I had an interesting discussion about this with Melinda Walden, who does many workshops on risky play and gun play based on projects she has done. Melinda is a teacher at Red River College in Winnipeg, Canada, and has worked as an ECE teacher. Her gun play experience involved kids 5 to 6 years old. 

Q. Can you tell us about your gun play experiment? 

"I live in Canada, so we have very different gun regulations and that's how I framed my project. The kids had to sign up for a firearm license and had to take a safety course, which was a paramedic and police officer to come in to talk to them, and their parents were welcome to stay."

Q. How did you start this project?

"Once I got everyone on board with the project, I had the children sign up for firearm licenses.
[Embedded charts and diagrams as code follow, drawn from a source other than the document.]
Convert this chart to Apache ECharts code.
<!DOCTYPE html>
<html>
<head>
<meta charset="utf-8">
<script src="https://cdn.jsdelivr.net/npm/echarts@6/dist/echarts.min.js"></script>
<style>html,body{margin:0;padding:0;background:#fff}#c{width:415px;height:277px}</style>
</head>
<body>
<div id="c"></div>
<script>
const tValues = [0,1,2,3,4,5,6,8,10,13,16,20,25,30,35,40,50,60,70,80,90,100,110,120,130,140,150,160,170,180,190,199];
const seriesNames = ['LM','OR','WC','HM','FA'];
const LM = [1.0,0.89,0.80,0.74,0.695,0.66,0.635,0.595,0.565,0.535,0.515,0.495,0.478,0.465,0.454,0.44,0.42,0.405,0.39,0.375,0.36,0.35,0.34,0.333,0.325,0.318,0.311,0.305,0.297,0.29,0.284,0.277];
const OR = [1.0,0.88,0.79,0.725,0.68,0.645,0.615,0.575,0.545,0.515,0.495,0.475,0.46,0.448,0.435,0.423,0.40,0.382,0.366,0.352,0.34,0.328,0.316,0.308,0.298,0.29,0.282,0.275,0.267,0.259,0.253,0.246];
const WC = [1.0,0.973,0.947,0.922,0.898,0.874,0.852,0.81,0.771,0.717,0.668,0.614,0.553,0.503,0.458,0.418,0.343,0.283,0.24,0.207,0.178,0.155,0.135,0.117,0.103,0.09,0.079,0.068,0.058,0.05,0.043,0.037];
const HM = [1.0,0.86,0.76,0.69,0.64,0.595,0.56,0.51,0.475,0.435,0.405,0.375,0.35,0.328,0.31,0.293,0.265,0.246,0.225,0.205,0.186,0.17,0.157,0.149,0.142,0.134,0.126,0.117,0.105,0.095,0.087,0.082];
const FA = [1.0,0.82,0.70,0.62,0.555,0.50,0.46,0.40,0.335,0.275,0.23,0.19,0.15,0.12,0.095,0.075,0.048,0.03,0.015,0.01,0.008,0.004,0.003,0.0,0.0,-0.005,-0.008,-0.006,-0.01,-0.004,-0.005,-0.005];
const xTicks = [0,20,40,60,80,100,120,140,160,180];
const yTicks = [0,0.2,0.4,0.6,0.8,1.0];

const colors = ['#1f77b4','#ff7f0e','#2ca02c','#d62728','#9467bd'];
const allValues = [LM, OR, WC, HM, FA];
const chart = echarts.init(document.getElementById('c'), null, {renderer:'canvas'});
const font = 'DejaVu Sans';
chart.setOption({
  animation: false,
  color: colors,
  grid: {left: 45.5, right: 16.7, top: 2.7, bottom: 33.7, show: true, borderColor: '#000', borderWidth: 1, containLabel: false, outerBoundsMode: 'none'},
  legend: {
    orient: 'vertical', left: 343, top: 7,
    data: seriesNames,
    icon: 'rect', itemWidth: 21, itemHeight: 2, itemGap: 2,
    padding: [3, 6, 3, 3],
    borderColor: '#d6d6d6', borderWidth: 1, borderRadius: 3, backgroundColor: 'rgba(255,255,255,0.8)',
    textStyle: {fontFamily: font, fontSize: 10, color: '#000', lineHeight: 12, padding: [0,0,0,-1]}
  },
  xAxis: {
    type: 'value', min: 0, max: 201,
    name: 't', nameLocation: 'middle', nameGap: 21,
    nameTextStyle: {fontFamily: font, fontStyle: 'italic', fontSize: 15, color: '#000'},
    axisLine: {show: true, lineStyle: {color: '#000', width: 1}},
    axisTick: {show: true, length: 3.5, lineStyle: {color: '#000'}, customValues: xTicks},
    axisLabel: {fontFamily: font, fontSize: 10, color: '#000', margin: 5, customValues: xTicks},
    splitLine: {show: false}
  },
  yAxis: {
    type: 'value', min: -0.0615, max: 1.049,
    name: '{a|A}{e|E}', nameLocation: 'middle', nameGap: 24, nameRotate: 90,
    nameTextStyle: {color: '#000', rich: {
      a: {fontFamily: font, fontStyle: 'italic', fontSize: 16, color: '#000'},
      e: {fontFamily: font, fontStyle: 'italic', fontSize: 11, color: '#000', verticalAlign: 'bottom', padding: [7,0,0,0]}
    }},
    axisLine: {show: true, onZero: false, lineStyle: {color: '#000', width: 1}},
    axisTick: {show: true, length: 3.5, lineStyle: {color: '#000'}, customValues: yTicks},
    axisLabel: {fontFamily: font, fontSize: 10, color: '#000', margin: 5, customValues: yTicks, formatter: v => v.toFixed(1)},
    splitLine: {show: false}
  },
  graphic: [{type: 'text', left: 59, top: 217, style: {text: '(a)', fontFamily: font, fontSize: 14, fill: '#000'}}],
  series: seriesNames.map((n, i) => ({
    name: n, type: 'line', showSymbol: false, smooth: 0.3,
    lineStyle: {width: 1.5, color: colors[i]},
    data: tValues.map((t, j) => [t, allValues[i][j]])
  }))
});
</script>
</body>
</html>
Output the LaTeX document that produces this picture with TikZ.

I told them they had to sign up with their real name because in Canada they do background checks, so they had to give accurate information. One child signed up as Batman and even after explaining that he will not get a license if he lies on his application, he still signed up as Batman. He didn't get a license when everyone else did because he had to re-register. 

"One girl asked if she had to. I said, 'No, it is your choice.' And she said she did not like guns and would never play it. I even suggested she could sign up for one and never use it, in case she changes her mind and she still said no – because she did not believe in guns. And she stood up for her right not to use a gun and told the other children why every time they asked her to play."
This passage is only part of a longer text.